Samsung warned this morning that its second quarter results would fail to live up to expectations, with profits declining slightly to 6.9 trillion won ($6.13 billion), down from 7.1 trillion won in the same period last year. Though it is Samsung’s strongest performance in the past year, it also marks the seventh straight quarter of decline for Samsung’s operating income.

The irony is that this could have been the quarter Samsung finally slipped back into growth. Analysts are blaming the drop on Samsung’s underestimate of just how popular its new phone—the Samsung Galaxy 6 Edge, a sexy device with a screen that curves around the edges—would be, relative to its other phones.

The company did not release a breakdown of its sales by phone model, but market research firms have said the Edge is far outselling earlier versions. Samsung expected sales of the Edge to be just a quarter as strong as the garden variety Galaxy 6, reports the Wall Street Journal (paywall), citing “a person familiar with the matter.”
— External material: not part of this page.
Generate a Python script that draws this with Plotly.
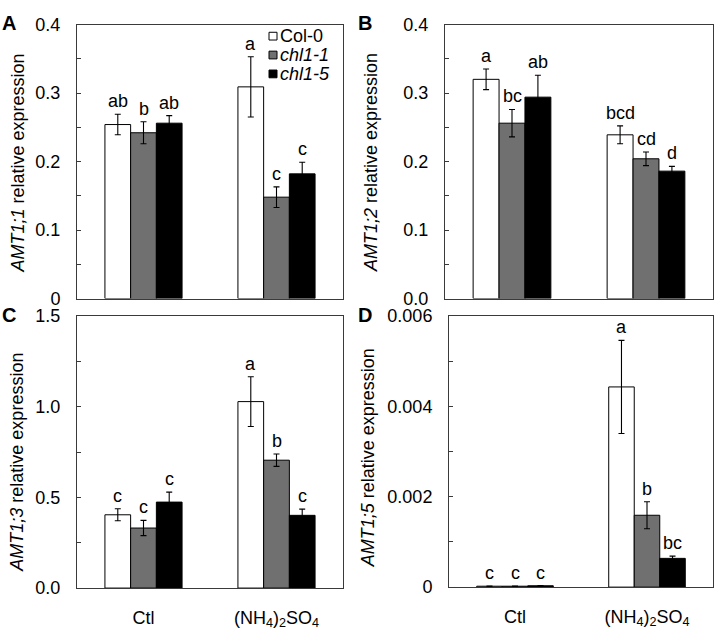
import plotly.graph_objects as go

# ---------------- data ----------------
categories = ["Ctl", "(NH<sub>4</sub>)<sub>2</sub>SO<sub>4</sub>"]
genotypes = ["Col-0", "<i>chl1-1</i>", "<i>chl1-5</i>"]
colors = ["#ffffff", "#707070", "#000000"]

# Panel A: AMT1;1
a_col0 = [0.254, 0.309]
a_col0_err = [0.015, 0.044]
a_chl11 = [0.242, 0.148]
a_chl11_err = [0.016, 0.015]
a_chl15 = [0.256, 0.182]
a_chl15_err = [0.011, 0.017]
a_letters = [["ab", "a"], ["b", "c"], ["ab", "c"]]

# Panel B: AMT1;2
b_col0 = [0.320, 0.239]
b_col0_err = [0.015, 0.013]
b_chl11 = [0.256, 0.204]
b_chl11_err = [0.020, 0.010]
b_chl15 = [0.294, 0.186]
b_chl15_err = [0.032, 0.007]
b_letters = [["a", "bcd"], ["bc", "cd"], ["ab", "d"]]

# Panel C: AMT1;3
c_col0 = [0.404, 1.028]
c_col0_err = [0.033, 0.137]
c_chl11 = [0.331, 0.705]
c_chl11_err = [0.042, 0.034]
c_chl15 = [0.474, 0.401]
c_chl15_err = [0.055, 0.034]
c_letters = [["c", "a"], ["c", "b"], ["c", "c"]]

# Panel D: AMT1;5
d_col0 = [0.00002, 0.00443]
d_col0_err = [0.000005, 0.00103]
d_chl11 = [0.00002, 0.00159]
d_chl11_err = [0.000005, 0.00030]
d_chl15 = [0.00003, 0.000636]
d_chl15_err = [0.000005, 0.00005]
d_letters = [["c", "a"], ["c", "b"], ["c", "bc"]]

a_ticks = [0, 0.1, 0.2, 0.3, 0.4]
a_ticktext = ["0", "0.1", "0.2", "0.3", "0.4"]
b_ticks = [0, 0.1, 0.2, 0.3, 0.4]
b_ticktext = ["0.0", "0.1", "0.2", "0.3", "0.4"]
c_ticks = [0, 0.5, 1.0, 1.5]
c_ticktext = ["0.0", "0.5", "1.0", "1.5"]
d_ticks = [0, 0.002, 0.004, 0.006]
d_ticktext = ["0", "0.002", "0.004", "0.006"]

y_titles = ["<i>AMT1;1</i> relative expression", "<i>AMT1;2</i> relative expression",
            "<i>AMT1;3</i> relative expression", "<i>AMT1;5</i> relative expression"]
panel_labels = ["A", "B", "C", "D"]

panels = [
    dict(vals=[a_col0, a_chl11, a_chl15], errs=[a_col0_err, a_chl11_err, a_chl15_err],
         letters=a_letters, ticks=a_ticks, ticktext=a_ticktext, rng=[0, 0.4], minor=0.05),
    dict(vals=[b_col0, b_chl11, b_chl15], errs=[b_col0_err, b_chl11_err, b_chl15_err],
         letters=b_letters, ticks=b_ticks, ticktext=b_ticktext, rng=[0, 0.4], minor=0.05),
    dict(vals=[c_col0, c_chl11, c_chl15], errs=[c_col0_err, c_chl11_err, c_chl15_err],
         letters=c_letters, ticks=c_ticks, ticktext=c_ticktext, rng=[0, 1.5], minor=0.25),
    dict(vals=[d_col0, d_chl11, d_chl15], errs=[d_col0_err, d_chl11_err, d_chl15_err],
         letters=d_letters, ticks=d_ticks, ticktext=d_ticktext, rng=[0, 0.006], minor=0.001),
]

# ---------------- layout geometry (pixels) ----------------
W, H = 716, 631
FONT = "Liberation Sans, Arial, sans-serif"
FRAME = "#3a3a3a"
# frames: (left, right, top, bottom) in px
frames = [(77, 343, 15, 298), (445, 713, 15, 298), (77, 343, 316, 597), (449, 713, 316, 596)]
ytitle_pos = [(17.5, 158), (371, 158), (17.5, 467), (368, 463)]
label_pos = [(9, 13), (365, 13), (9, 315), (365, 315)]
legend_rows = [27, 46.5, 66]     # px, row centres of the key in panel A
legend_sq = (269, 277)           # px, key square left/right
bargap = 0.42
bw = (1 - bargap) / 3

fig = go.Figure()
x_idx = list(range(len(categories)))

for p, pan in enumerate(panels):
    sfx = "" if p == 0 else str(p + 1)
    for g in range(3):
        fig.add_trace(go.Bar(
            x=x_idx, y=pan["vals"][g], name=genotypes[g],
            xaxis="x" + sfx, yaxis="y" + sfx,
            marker=dict(color=colors[g], line=dict(color="#000000", width=1)),
            error_y=dict(type="data", array=pan["errs"][g], visible=True,
                         color="#000000", thickness=1.1, width=3),
            legendgroup=genotypes[g], showlegend=False,
            offsetgroup=str(g),
        ))
        for i in x_idx:
            fig.add_annotation(
                x=i + (g - 1) * bw, y=pan["vals"][g][i] + pan["errs"][g][i],
                xref="x" + sfx, yref="y" + sfx, text=pan["letters"][g][i],
                showarrow=False, yanchor="bottom", yshift=1,
                font=dict(size=18, color="#000000", family=FONT))

    l, r, t, b = frames[p]
    xd = [l / W, r / W]
    yd = [1 - b / H, 1 - t / H]
    bottom_row = p >= 2
    fig.update_layout(**{
        "xaxis" + sfx: dict(
            domain=xd, range=[-0.5, 1.5], anchor="y" + sfx,
            tickvals=x_idx, ticktext=categories, showticklabels=bottom_row,
            ticks="", showline=True, linecolor=FRAME, linewidth=1, mirror=True,
            showgrid=False, zeroline=False, fixedrange=True,
            ticklabelstandoff=13,
            tickfont=dict(size=18, color="#000000", family=FONT),
        ),
        "yaxis" + sfx: dict(
            domain=yd, range=pan["rng"], anchor="x" + sfx,
            tickvals=pan["ticks"], ticktext=pan["ticktext"],
            ticks="inside", ticklen=4, tickcolor=FRAME, tickwidth=1,
            minor=dict(dtick=pan["minor"], tick0=0, ticks="inside", ticklen=4,
                       tickcolor=FRAME, tickwidth=1, showgrid=False),
            ticklabelstandoff=12,
            showline=True, linecolor=FRAME, linewidth=1, mirror=True,
            showgrid=False, zeroline=False, fixedrange=True,
            tickfont=dict(size=18, color="#000000", family=FONT),
        ),
    })
    # y-axis title
    tx, ty = ytitle_pos[p]
    fig.add_annotation(x=tx / W, y=1 - ty / H, xref="paper", yref="paper",
                       text=y_titles[p], textangle=-90, showarrow=False,
                       xanchor="center", yanchor="middle",
                       font=dict(size=18, color="#000000", family=FONT))
    # panel label
    lx, ly = label_pos[p]
    fig.add_annotation(x=lx / W, y=1 - ly / H, xref="paper", yref="paper",
                       text="<b>" + panel_labels[p] + "</b>", showarrow=False,
                       xanchor="center", yanchor="middle",
                       font=dict(size=20, color="#000000", family=FONT))

# key (legend) inside panel A: square swatch + label per genotype
for g in range(3):
    yc = legend_rows[g]
    fig.add_shape(type="rect", xref="paper", yref="paper",
                  x0=legend_sq[0] / W, x1=legend_sq[1] / W,
                  y0=1 - (yc + 4) / H, y1=1 - (yc - 4) / H,
                  fillcolor=colors[g], line=dict(color="#000000", width=1))
    fig.add_annotation(x=(legend_sq[1] + 1) / W, y=1 - yc / H, xref="paper", yref="paper",
                       text=genotypes[g], showarrow=False,
                       xanchor="left", yanchor="middle",
                       font=dict(size=18, color="#000000", family=FONT))

fig.update_layout(
    width=W, height=H, margin=dict(l=0, r=0, t=0, b=0),
    paper_bgcolor="#ffffff", plot_bgcolor="#ffffff",
    barmode="group", bargap=bargap, bargroupgap=0,
    font=dict(family=FONT, size=18, color="#000000"),
    showlegend=False,
)

fig.write_html(
    "out.html",
    config={"displayModeBar": False},
    post_script="document.documentElement.style.margin='0';"
                "document.body.style.margin='0';document.body.style.padding='0';",
)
In the event, demand for the two devices was even. The complexity of the Edge’s design and production process meant the company couldn’t make the things fast enough. And it had far too many of the other one.

A handful of other factors also share some of the blame for Samsung’s performance: Demand in China is falling, with shipments dropping across the industry, according to Reuters. Apple’s new iPhone 6, with a larger screen, has also been a worthy competitor to Samsung’s high-end devices. And low-priced devices from the likes of Huawei and Xiaomi battered Samsung’s sales at the lower end.